According to New York Daily News, Sgt. Edwin Raymond scored No. 26 out of 1,325 sergeants on the lieutenants’ test and was supposed to be promoted. However, Raymond says he didn’t get the lieutenant title because of his support for Colin Keapernick.
“It is unfortunate. I did a press conference in support of Colin Kaepernick, using his status to put a spotlight on issues in policing that need to be fixed,” Raymond said. “Because of the controversy a lot of cops criticized him. Me being aligned with him was seen as standing with the enemy.”
The president of the Sergeants Benevolent Association, Ed Mullins, is also supporting Raymond’s belief that he didn’t get promoted because of his views on Kaepernick. “Decisions are made on the sly, and there are people who have pending charges and still get promoted, and others whose promotions are held back for reasons that are never explained,” Mullins said. “If this doesn’t appear to be retaliation, then I don’t know what is.”
However, cops in Raymond’s command say they didn’t support his promotion because of the way he allegedly handled domestic violence complaints.
Back in September 2017, cops in Brooklyn responded to a domestic violence call. They claim that a woman saw an ex-boyfriend and called 911. When officers arrived on the scene, they checked their phone and saw an order of protection, but Raymond let the guy go.
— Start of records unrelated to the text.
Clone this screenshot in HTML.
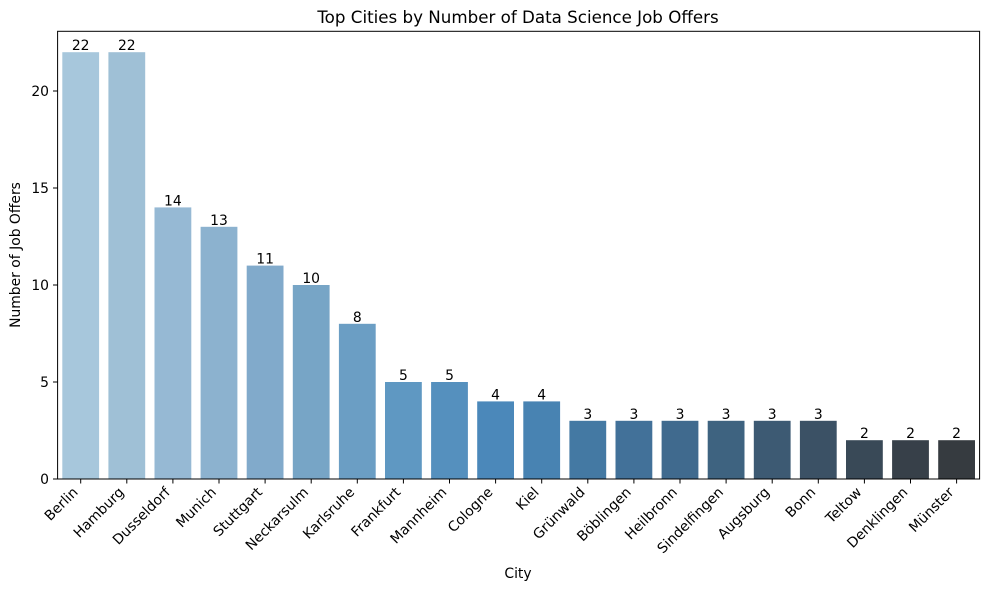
<!DOCTYPE html>
<html><head><meta charset="utf-8"><style>body{margin:0;background:#fff}svg{display:block}text{font-family:"DejaVu Sans","Liberation Sans",sans-serif;font-size:13.9px;fill:#000}</style></head>
<body>
<svg width="989" height="589" xmlns="http://www.w3.org/2000/svg">
<text x="518" y="23" text-anchor="middle" style="font-size:16.7px">Top Cities by Number of Data Science Job Offers</text>
<g id="bars"></g>
<rect x="57.6" y="31.3" width="922" height="447.7" fill="none" stroke="#000" stroke-width="1"/>
<g id="yt"></g>
<text x="518" y="578" text-anchor="middle">City</text>
<text transform="translate(20,255) rotate(-90)" text-anchor="middle">Number of Job Offers</text>
</svg>
<script>
var names=["Berlin","Hamburg","Dusseldorf","Munich","Stuttgart","Neckarsulm","Karlsruhe","Frankfurt","Mannheim","Cologne","Kiel","Grünwald","Böblingen","Heilbronn","Sindelfingen","Augsburg","Bonn","Teltow","Denklingen","Münster"];
var vals=[22,22,14,13,11,10,8,5,5,4,4,3,3,3,3,3,3,2,2,2];
var cols=["#a7c7dc","#9fc0d6","#96b9d4","#8cb2cf","#81aacb","#77a5c6","#6b9ec4","#5f98c2","#5590be","#4b88ba","#4883b2","#4479a3","#427199","#406a8e","#3e6380","#3d5a73","#3b5165","#394957","#374049","#363b40"];
var g=document.getElementById("bars"),s="";
var y0=479,k=19.4;
for(var i=0;i<20;i++){var cx=80.7+46.1*i,h=vals[i]*k;
s+='<rect x="'+(cx-18.4)+'" y="'+(y0-h)+'" width="36.8" height="'+h+'" fill="'+cols[i]+'"/>';
s+='<text x="'+cx+'" y="'+(y0-h-2)+'" text-anchor="middle">'+vals[i]+'</text>';
s+='<line x1="'+cx+'" y1="479" x2="'+cx+'" y2="483.5" stroke="#000"/>';
s+='<text transform="translate('+(cx-2)+',493) rotate(-45)" text-anchor="end">'+names[i]+'</text>';}
g.innerHTML=s;
var t="";for(var v=0;v<=20;v+=5){var y=y0-v*k;t+='<line x1="53" y1="'+y+'" x2="57.6" y2="'+y+'" stroke="#000"/><text x="49" y="'+(y+5)+'" text-anchor="end">'+v+'</text>';}
document.getElementById("yt").innerHTML=t;
</script>
</body></html>
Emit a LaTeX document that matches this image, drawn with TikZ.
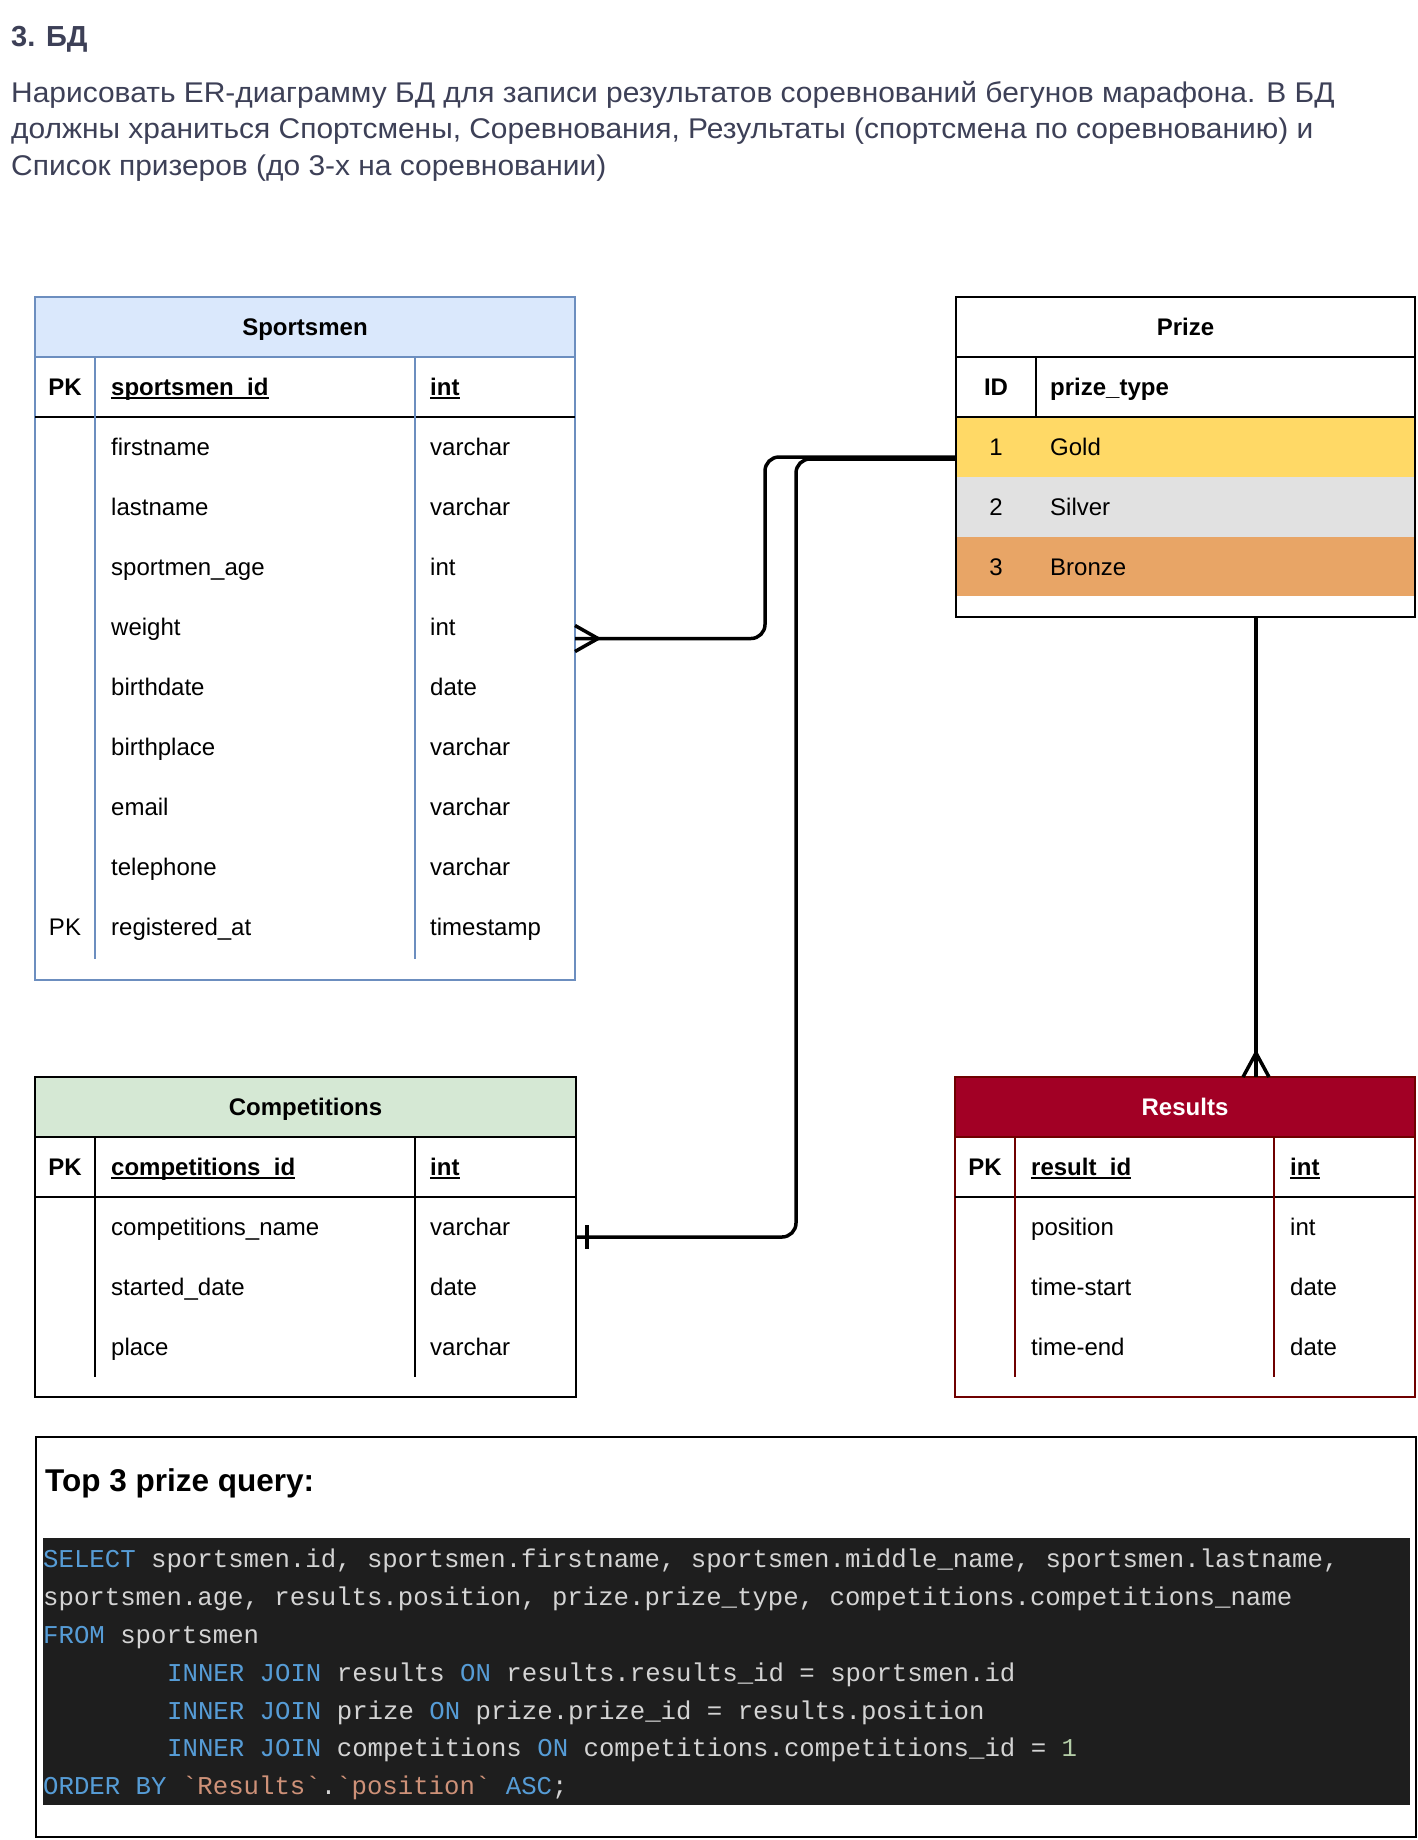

Raymond, however, says there’s more to the story. According to him, the ex-boyfriend was sitting in his car with his current girlfriend when his ex-girlfriend, who he has three kids with, walked by. She allegedly took a bat and broke the car mirror. He fled from the car and called 911, while his ex ran into her mother’s building.
Raymond says he came to the scene and spoke to the guy, who asked the cops not to arrest his ex-girlfriend. “She’s the mother of my kids,” the man said. “The damage to my car won’t cost anything.”
Raymond says he told the responding officers not to arrest the man. The cops then said the woman has an order of protection against her ex-boyfriend and wanted him arrested. The guy also had 20 prior arrests. Raymond said he made a judgment call that day not to arrest him based on the circumstances of the incident.
Despite Raymond’s explanation, the cops still went to Internal Affairs. “The department takes domestic violence very seriously and is obligated to look at these incidents,” said an NYPD senior official.
A three-member panel of two former federal prosecutors and a federal judge is also looking broadly into the double standards of who gets promoted and who doesn’t within the NYPD.